If you look at it from that direction, you could even say that Vikrant, the young fragile future of India, is paying the price for the games the powerful older India plays with the “outsiders” in their country, caught between them. Kalki is hurt and turns around and hurts the only other person more powerless than herself. And in the end, Vikrant manages to hurt them all, the only way he can.
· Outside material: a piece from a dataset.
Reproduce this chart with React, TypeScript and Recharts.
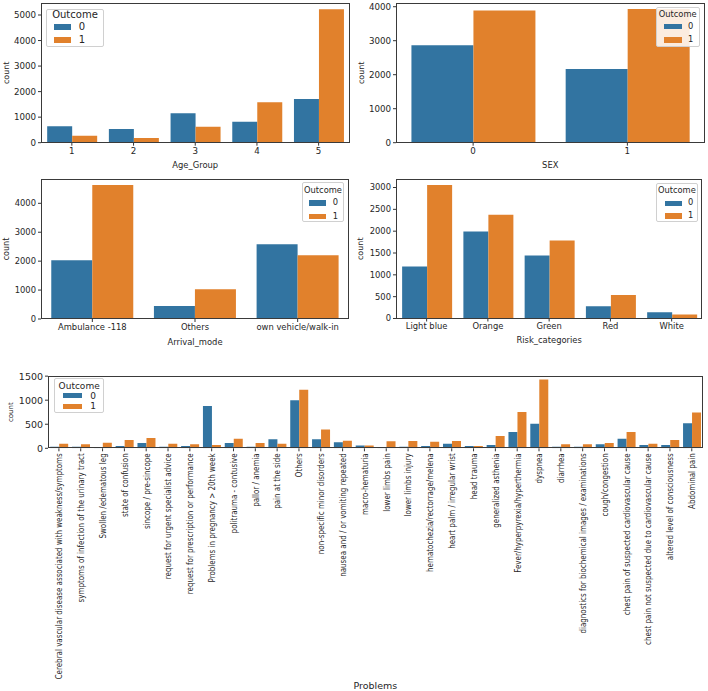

This whole film is building to a reveal. We see in the opening Jim Sarbh and Gulshan looking down into the trunk of a car at a body and talking about how to fit it in. They get back into the car and we see Vikrant in the backseat watching them as they drive off. And then we flash back a week. We know someone will die, it was in the opening scene and it is in the title, the question is who. Arya seems like a likely candidate, she runs away and is lost late at night. Earlier when Kalki was spinning out, it seemed possible she would harm herself. Even Om Puri, he has a gun and his wife is trying to hide the bullets from him, he is aging and resists admitting he has to leave his house, very common suicide situation. In the final sequence, Vikrant asks to hold Om’s gun, and then turns it on him. The rest of the group sees from a distance and Ranvir (who has brought his own new handgun to show off) comes towards him. Vikrant could kill Om, or Ranvir. Or Ranvir could shoot him. And then, finally, Vikrant kills himself. That was the death, that was what was happening during this whole week, Vikrant being brought to a point where suicide seemed the answer.
But in a larger sense it is not just Vikrant who is dying, but this whole world. The casual innocence of Tillotama and Gulshan’s careless marriage, Ranvir’s confidence in himself as a man, Kalki’s fragile place in the world, Tanuja and Om Puri’s life in their cottage, it is all coming to an end. It is the “Gunj” itself that is dying.